→ **REQUIREMENTS**
Extract everything from the first line through the line with "(title) at (418,7)", both ends included, except for any pictures.

─── DATA LINES ───

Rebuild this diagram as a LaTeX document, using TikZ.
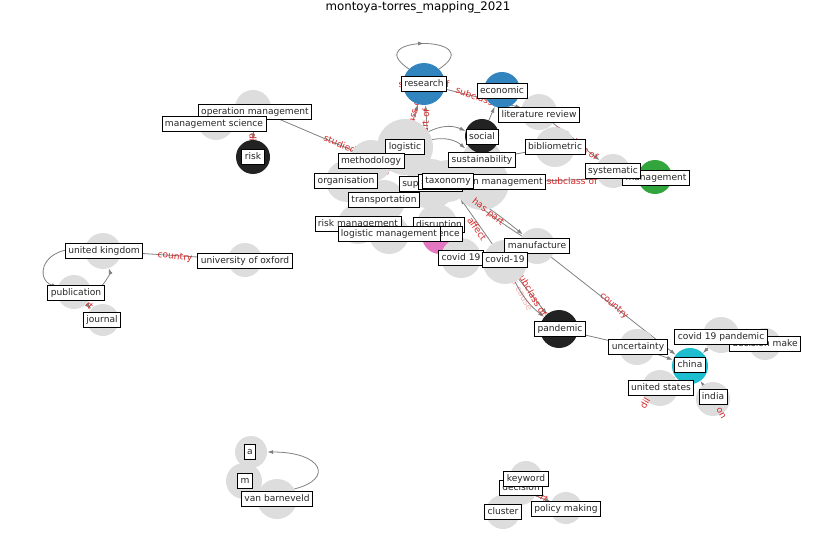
\documentclass[tikz,border=0pt]{standalone}
\usepackage{fontspec}
\setmainfont{DejaVu Sans}
\usetikzlibrary{arrows.meta,decorations.markings}
\definecolor{gcol}{RGB}{221,221,221}
\definecolor{cblue}{RGB}{50,132,190}
\definecolor{cgreen}{RGB}{50,165,60}
\definecolor{cpink}{RGB}{227,119,194}
\definecolor{ccyan}{RGB}{30,190,208}
\definecolor{cdark}{RGB}{34,34,34}
\definecolor{ecol}{RGB}{128,128,128}
\definecolor{cred}{RGB}{214,39,40}
\pgfdeclarelayer{bg}
\pgfdeclarelayer{fg}
\pgfsetlayers{bg,main,fg}
\tikzset{
  gn/.style={circle,fill=gcol,draw=none,inner sep=0pt,minimum size={2*#1pt}},
  ed/.style={draw=ecol,line width=0.8pt,-{Latex[length=6pt,width=4pt]}},
  el/.style={text=cred,font=\fontsize{9.1}{10}\selectfont,inner sep=0pt},
  lb/.style={draw=black,fill=white,line width=0.8pt,inner xsep=3pt,inner ysep=2.8pt,
    text height=6.8pt,text depth=1.9pt,font=\fontsize{9.1}{10}\selectfont,text=black!85},
  midarrow/.style={decoration={markings,mark=at position 0.5 with {\arrow{Latex[length=6pt,width=4pt]}}},postaction=decorate}
}
\begin{document}
\begin{tikzpicture}[x=1pt,y=-1pt]
\useasboundingbox (0,0) rectangle (837,559);
\node (title) at (418,7) {\fontsize{11.8}{13}\selectfont montoya-torres\_mapping\_2021};

% ---------- circles (main layer)
\node[gn=18] (c-opman) at (253,108) {};
\node[gn=18] (c-mansci) at (216,122) {};
\node[gn=17,fill=cdark] (c-risk) at (253,157) {};
\node[gn=28] (c-logistic) at (405,147) {};
\node[gn=21] (c-method) at (371,161) {};
\node[gn=21] (c-organis) at (347,181) {};
\node[gn=25] (c-supply) at (431,184) {};
\node[gn=21] (c-taxonomy) at (448,181) {};
\node[gn=27] (c-scm) at (482,183) {};
\node[gn=20] (c-sustain) at (482,160) {};
\node[gn=21] (c-transport) at (384,201) {};
\node[gn=20] (c-riskman) at (358,224) {};
\node[gn=20] (c-logman) at (389,234) {};
\node[gn=20] (c-disrupt) at (437,224) {};
\node[gn=18,fill=cpink] (c-resil) at (440,236) {};
\node[gn=21,fill=cblue] (c-research) at (424,84) {};
\node[gn=18,fill=cblue] (c-economic) at (502,90) {};
\node[gn=18] (c-litrev) at (539,112) {};
\node[gn=17,fill=cdark] (c-social) at (482,136) {};
\node[gn=20] (c-biblio) at (555,147) {};
\node[gn=17] (c-systematic) at (613,171) {};
\node[gn=17,fill=cgreen] (c-management) at (655,177) {};
\node[gn=20] (c-covid19) at (461,258) {};
\node[gn=22] (c-covid-19) at (505,262) {};
\node[gn=18] (c-manuf) at (537,246) {};
\node[gn=19,fill=cdark] (c-pandemic) at (559,329) {};
\node[gn=18] (c-uncert) at (637,347) {};
\node[gn=18] (c-c19p) at (721,335) {};
\node[gn=16] (c-decmake) at (765,344) {};
\node[gn=18,fill=ccyan] (c-china) at (690,366) {};
\node[gn=18] (c-usa) at (660,388) {};
\node[gn=17] (c-india) at (713,399) {};
\node[gn=18] (c-uk) at (103,251) {};
\node[gn=17] (c-oxford) at (245,260) {};
\node[gn=17] (c-publication) at (74,292) {};
\node[gn=16] (c-journal) at (103,320) {};
\node[gn=16] (c-a) at (251,452) {};
\node[gn=18] (c-m) at (244,481) {};
\node[gn=20] (c-vanb) at (277,499) {};
\node[gn=16] (c-keyword) at (526,477) {};
\node[gn=15] (c-decision) at (521,490) {};
\node[gn=17] (c-cluster) at (503,512) {};
\node[gn=16] (c-policy) at (566,508) {};

% ---------- edges and hidden edge labels (background layer)
\begin{pgfonlayer}{bg}
\draw[ed,-,midarrow] (c-research.135) .. controls +(-52,-34) and +(52,-34) .. (c-research.45);
\draw[ed] (c-research) -- (c-litrev);
\draw[ed] (c-social) -- (c-economic);
\draw[ed] (c-litrev) -- (c-systematic);
\draw[ed] (c-scm) -- (c-management);
\draw[ed] (c-opman) -- (c-supply);
\draw[ed] (c-opman) -- (c-risk);
\draw[ed] (c-logistic) -- (c-research);
\draw[ed] (c-supply) -- (c-research);
\draw[ed] (c-logistic) to[bend left=25] (c-social);
\draw[ed] (c-logistic) to[bend left=25] (c-sustain);
\draw[ed] (c-sustain) -- (c-biblio);
\draw[ed] (c-organis) -- (c-logistic);
\draw[ed] (c-logman) -- (c-transport);
\draw[ed] (c-manuf) to[bend left=3] (c-taxonomy);
\draw[ed] (c-taxonomy) to[bend left=3] (c-manuf);
\draw[ed] (c-covid-19) -- (c-taxonomy);
\draw[ed] (c-covid19) -- (c-supply);
\draw[ed] (c-covid-19) -- (c-pandemic);
\draw[ed] (c-covid-19) to[bend right=12] (c-pandemic);
\draw[ed] (c-manuf) -- (c-china);
\draw[ed] (c-pandemic) -- (c-uncert);
\draw[ed] (c-uncert) -- (c-china);
\draw[ed] (c-c19p) -- (c-china);
\draw[ed] (c-india) -- (c-china);
\draw[ed] (c-usa) -- (c-china);
\draw[ed] (c-uk) -- (c-oxford);
\draw[ed] (c-uk) .. controls (40,245) and (35,280) .. (c-publication);
\draw[ed] (c-publication) .. controls (102,292) and (110,272) .. (c-uk);
\draw[ed] (c-publication) -- (c-journal);
\draw[ed] (c-vanb.30) .. controls +(40,-10) and +(55,0) .. (c-a.0);
\draw[ed] (c-decision) -- (c-policy);

\node[el] (l-loop) at (424,84) {subclass of};
\node[el,rotate=-19] (l-resrev) at (480,98) {subclass of};
\node[el,rotate=-37] (l-revsys) at (577,143) {subclass of};
\node[el,rotate=1] (l-scmman) at (572,181) {subclass of};
\node[el,rotate=-22] (l-studied) at (340,144) {studied};
\node[el,rotate=-90] (l-studied2) at (253,136) {studied};
\node[el,rotate=75] (l-logres) at (411,122) {subclass of};
\node[el,rotate=86] (l-supres) at (426,124) {part of};
\node[el,rotate=-60] (l-covpan) at (532,294) {subclass of};
\node[el,rotate=-62,opacity=0.35] (l-covpan2) at (520,290) {has cause};
\node[el,rotate=-20] (l-orglog) at (376,168) {part of};
\node[el,rotate=-65] (l-logtra) at (392,215) {part of};
\node[el,rotate=-45] (l-pubjou) at (89,306) {part of};
\node[el,rotate=-40] (l-decpol) at (544,499) {part of};
\end{pgfonlayer}

% ---------- visible edge labels and node labels (foreground)
\begin{pgfonlayer}{fg}
\node[el,rotate=-38] (l-haspart) at (488,212) {has part};
\node[el,rotate=-55] (l-affect) at (477,229) {affect};
\node[el,rotate=-42] (l-country) at (614,306) {country};
\node[el,rotate=-6] (l-country2) at (175,257) {country};
\node[el,rotate=60] (l-dil) at (645,403) {dil};
\node[el,rotate=-60] (l-on) at (721,413) {on};

\node[lb] (opman) at (255,112) {operation management};
\node[lb] (mansci) at (214,124) {management science};
\node[lb] (risk) at (253,157) {risk};
\node[lb] (research) at (424,84) {research};
\node[lb] (economic) at (502,91) {economic};
\node[lb] (litrev) at (539,115) {literature review};
\node[lb] (social) at (482,137) {social};
\node[lb] (biblio) at (555,147) {bibliometric};
\node[lb] (sustain) at (482,160) {sustainability};
\node[lb] (logistic) at (405,147) {logistic};
\node[lb] (method) at (371,161) {methodology};
\node[lb] (organis) at (346,181) {organisation};
\node[lb] (supply) at (431,184) {supply chain};
\node[lb] (scm) at (482,182) {supply chain management};
\node[lb] (taxonomy) at (448,181) {taxonomy};
\node[lb] (transport) at (384,200) {transportation};
\node[lb] (riskman) at (358,224) {risk management};
\node[lb] (disrupt) at (439,225) {disruption};
\node[lb] (resil) at (438,234) {resilience};
\node[lb] (logman) at (389,234) {logistic management};
\node[lb] (management) at (656,178) {management};
\node[lb] (systematic) at (613,171) {systematic};
\node[lb] (manuf) at (537,246) {manufacture};
\node[lb] (covid19) at (461,258) {covid 19};
\node[lb] (covid-19) at (505,260) {covid-19};
\node[lb] (pandemic) at (560,329) {pandemic};
\node[lb] (uncert) at (638,347) {uncertainty};
\node[lb] (decmake) at (765,344) {decision make};
\node[lb] (c19p) at (721,337) {covid 19 pandemic};
\node[lb] (china) at (690,365) {china};
\node[lb] (usa) at (661,388) {united states};
\node[lb] (india) at (713,397) {india};
\node[lb] (uk) at (104,251) {united kingdom};
\node[lb] (oxford) at (245,261) {university of oxford};
\node[lb] (publication) at (76,293) {publication};
\node[lb] (journal) at (102,320) {journal};
\node[lb] (a) at (250,452) {a};
\node[lb] (m) at (245,481) {m};
\node[lb] (vanb) at (277,499) {van barneveld};
\node[lb] (decision) at (521,488) {decision};
\node[lb] (keyword) at (526,479) {keyword};
\node[lb] (cluster) at (503,512) {cluster};
\node[lb] (policy) at (566,509) {policy making};
\end{pgfonlayer}
\end{tikzpicture}
\end{document}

───

→ **TASK RESULT**
Rebuild this diagram as a LaTeX document, using TikZ.
\documentclass[tikz,border=0pt]{standalone}
\usepackage{fontspec}
\setmainfont{DejaVu Sans}
\usetikzlibrary{arrows.meta,decorations.markings}
\definecolor{gcol}{RGB}{221,221,221}
\definecolor{cblue}{RGB}{50,132,190}
\definecolor{cgreen}{RGB}{50,165,60}
\definecolor{cpink}{RGB}{227,119,194}
\definecolor{ccyan}{RGB}{30,190,208}
\definecolor{cdark}{RGB}{34,34,34}
\definecolor{ecol}{RGB}{128,128,128}
\definecolor{cred}{RGB}{214,39,40}
\pgfdeclarelayer{bg}
\pgfdeclarelayer{fg}
\pgfsetlayers{bg,main,fg}
\tikzset{
  gn/.style={circle,fill=gcol,draw=none,inner sep=0pt,minimum size={2*#1pt}},
  ed/.style={draw=ecol,line width=0.8pt,-{Latex[length=6pt,width=4pt]}},
  el/.style={text=cred,font=\fontsize{9.1}{10}\selectfont,inner sep=0pt},
  lb/.style={draw=black,fill=white,line width=0.8pt,inner xsep=3pt,inner ysep=2.8pt,
    text height=6.8pt,text depth=1.9pt,font=\fontsize{9.1}{10}\selectfont,text=black!85},
  midarrow/.style={decoration={markings,mark=at position 0.5 with {\arrow{Latex[length=6pt,width=4pt]}}},postaction=decorate}
}
\begin{document}
\begin{tikzpicture}[x=1pt,y=-1pt]
\useasboundingbox (0,0) rectangle (837,559);
\node (title) at (418,7) {\fontsize{11.8}{13}\selectfont montoya-torres\_mapping\_2021};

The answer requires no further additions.